Times A-Changing

by Scott Sadil

Last week I received my latest issue of California Fly Fisher, the arrival of which I look forward to every other month, in part because my copy comes, in a big manila envelope, with a check held by a paper clip to the magazine’s front cover.

Turns out this is the last check, and the last copy of California Fly Fisher, I or anyone else will receive.  A back-page letter from the publisher and editor, Richard Anderson, who started the magazine thirty-one years ago, states that “the economics of magazine publishing in the internet era has made it increasingly difficult for a physical print magazine to maintain financial viability.”

Anderson has also reached the age, he says, when he’d like to do something—fishing, I assume—besides bringing the magazine “into the media environment of the twenty-first century.”

He signed the letter “Ex-Publisher and Ex-Editor.” 

The magazine’s end didn’t come as a complete surprise.  A month ago Richard sent me an email mentioning the possibility, suggesting I hold off on my regular assignment.  For a dozen years I wrote the magazine’s “At the Vise” fly-tying column, source of that check affixed to the front cover.  More important, perhaps, this is the third magazine over the past half-decade in which my work has appeared in the final issue.

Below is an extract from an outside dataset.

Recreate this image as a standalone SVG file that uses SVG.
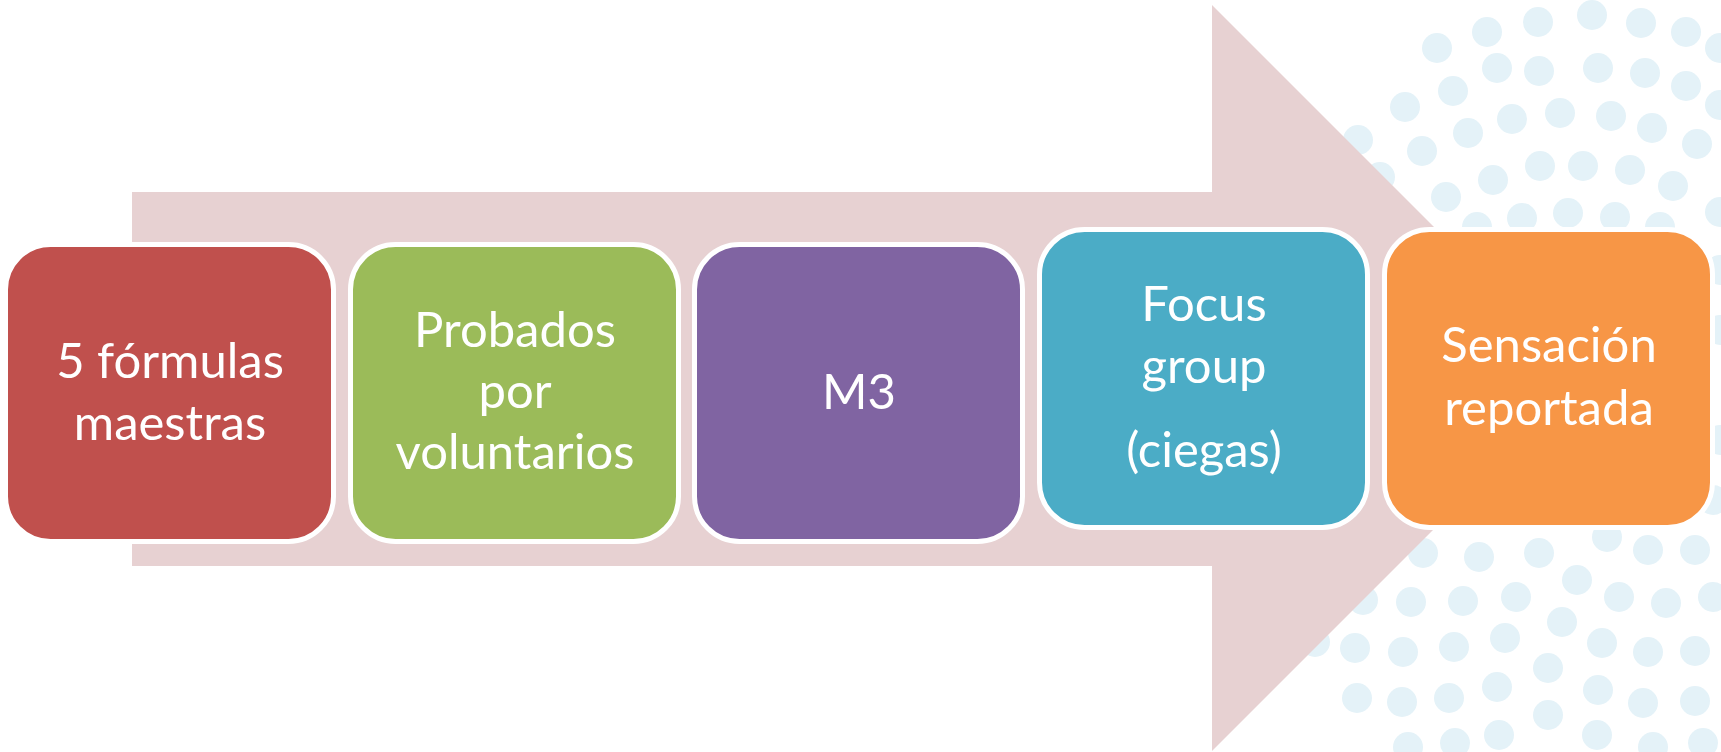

Fly Rod & Reel.  American Angler.  Now California Fly Fisher.

Is it me?

Of course, I’m joking.  Sort of.  I mentioned my history of final-issue articles in a previous post (“Secret Weapons”) as a gesture toward the changing landscape in which writers now work.  Are print magazines threatened, even doomed—including the one you probably receive if you glance at these particular musings now and then?